Арист, обращаясь к "людям модного света", с грустью думал: "О люди, люди модного света! вы засмеетесь, когда кто скажет вам..., что и так называемые вами знакомство, приязнь провидение поставило средством к той высокой цели, к которой человек должен стремить и свои мысли, и желания, и малейшие действия — к совершенствованию! — Вы не верите мне; рассуждать боитесь и отвечаете насмешливой улыбкой; называете меня именем — именем страшным, при произнесении которого, как от волшебства, трепещет самая истина, именем, которого, однако, значения не понимаете, одним словом, — педантом" [15].

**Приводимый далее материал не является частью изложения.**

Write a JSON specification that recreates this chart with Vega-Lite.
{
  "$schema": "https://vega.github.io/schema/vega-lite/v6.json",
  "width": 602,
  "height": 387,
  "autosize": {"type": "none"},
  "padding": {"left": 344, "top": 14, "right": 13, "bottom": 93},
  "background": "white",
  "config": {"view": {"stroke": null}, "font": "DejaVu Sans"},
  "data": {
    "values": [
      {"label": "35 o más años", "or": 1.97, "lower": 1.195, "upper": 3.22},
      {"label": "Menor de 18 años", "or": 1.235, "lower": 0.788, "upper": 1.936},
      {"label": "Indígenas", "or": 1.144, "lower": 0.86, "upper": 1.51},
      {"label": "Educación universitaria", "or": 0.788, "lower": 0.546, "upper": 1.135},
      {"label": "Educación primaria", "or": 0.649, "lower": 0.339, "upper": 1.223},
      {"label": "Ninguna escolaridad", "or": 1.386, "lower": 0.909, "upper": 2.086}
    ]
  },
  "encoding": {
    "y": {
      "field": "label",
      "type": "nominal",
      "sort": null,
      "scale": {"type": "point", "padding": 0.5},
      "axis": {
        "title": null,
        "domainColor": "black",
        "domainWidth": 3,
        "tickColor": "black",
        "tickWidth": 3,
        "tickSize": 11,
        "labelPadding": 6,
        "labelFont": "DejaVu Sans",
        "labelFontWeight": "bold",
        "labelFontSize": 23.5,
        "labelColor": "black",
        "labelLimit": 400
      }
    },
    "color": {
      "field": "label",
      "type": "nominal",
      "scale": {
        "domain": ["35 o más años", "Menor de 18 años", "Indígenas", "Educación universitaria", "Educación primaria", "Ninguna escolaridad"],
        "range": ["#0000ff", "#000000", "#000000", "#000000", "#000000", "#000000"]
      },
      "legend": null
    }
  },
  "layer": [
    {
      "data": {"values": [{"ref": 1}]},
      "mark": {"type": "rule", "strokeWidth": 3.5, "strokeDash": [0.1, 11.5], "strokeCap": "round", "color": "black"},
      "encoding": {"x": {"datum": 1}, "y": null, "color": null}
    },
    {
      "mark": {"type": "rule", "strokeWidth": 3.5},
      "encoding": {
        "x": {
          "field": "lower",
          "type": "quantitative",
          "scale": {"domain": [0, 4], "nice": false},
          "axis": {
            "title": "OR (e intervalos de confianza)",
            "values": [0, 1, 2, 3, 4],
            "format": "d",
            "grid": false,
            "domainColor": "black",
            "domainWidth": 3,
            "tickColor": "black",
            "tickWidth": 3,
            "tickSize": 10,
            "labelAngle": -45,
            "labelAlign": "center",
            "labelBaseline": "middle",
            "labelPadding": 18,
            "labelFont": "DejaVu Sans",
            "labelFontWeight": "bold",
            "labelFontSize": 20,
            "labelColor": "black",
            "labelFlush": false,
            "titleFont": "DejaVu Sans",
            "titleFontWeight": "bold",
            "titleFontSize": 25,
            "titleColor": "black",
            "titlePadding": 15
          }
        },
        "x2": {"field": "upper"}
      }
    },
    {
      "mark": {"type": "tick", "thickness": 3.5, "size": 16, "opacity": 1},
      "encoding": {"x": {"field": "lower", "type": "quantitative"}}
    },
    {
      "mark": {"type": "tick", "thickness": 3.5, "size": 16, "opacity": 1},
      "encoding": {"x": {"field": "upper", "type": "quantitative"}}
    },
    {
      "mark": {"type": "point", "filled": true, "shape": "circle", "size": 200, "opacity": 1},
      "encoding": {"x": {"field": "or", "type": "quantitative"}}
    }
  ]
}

Критикуя современное ему воспитание, оставляющее "почти без внимания нехлебные стихии нашей души, без коих многие весьма легко обходятся в жизни, как то: совестливость, откровенность, простосердечие, смирение", В.Ф. Одоевский заявляет, что тех людей, у которых преобладают "нехлебные стихии", в обществе величают именем "педантов". "Горе тому молодому человеку, — восклицает Одоевский, — которого взрослые негодяи не называли педантом; лишь тот, кто юношею был педантом, будет честным человеком в своей будущей жизни (NB. — Подьячие называют педантом, кто не берет взяток). Отсутствие педантизма в юноше показывает отсутствие характера, порочную холодность души, которая с ранних лет заражена расчетом и убийственным эгоизмом"[16].

Онегин — юноша-педант — принадлежит к тому же типу людей, что и Арист. Не тождественный герою Одоевского, он имеет сходные с ним черты. Пушкин, применив к Онегину прозвание п е- д а н т а — приговор "судей решительных и строгих", дает ключ к раскрытию некоторых особенностей характера, мировоззрения Евгения и его положения в обществе.

В комедии Шаховского "Урок кокеткам или Липецкие воды" (1815) один из героев так отзывается о своём двоюродном брате графе Ольгине: "Он все ругает, остр, куплеты дерзкие и вольнодумный вздор — его единственный ученый разговор", причем оказывается — в светском обществе "дельное зовут педантством бесполезным".

Только поняв педантство Онегина путем сравнения пушкинского героя с Аристом и Ольгиным, можно уяснить, почему Евгений разошелся по целому ряду пунктов с "благоразумной" толпой, с общепринятыми, традиционными воззрениями, почему Пушкиным были отмечены у Онегина его "мечтам невольная преданность", "роптанье вечное души", критическое отношение к "судьям", прорывавшееся "огнем нежданных эпиграмм" — черты, столь близкие самому поэту и всем тем, кому было не по себе "в мертвящем упоеньи света". Только тогда можно понять, почему этот "философ в осьмнадцать лет" "условий света свергнул бремя", в то время как большинство людей его круга продолжало вести "однообразную и пеструю" жизнь "среди досадной пустоты расчётов душ и разговоров".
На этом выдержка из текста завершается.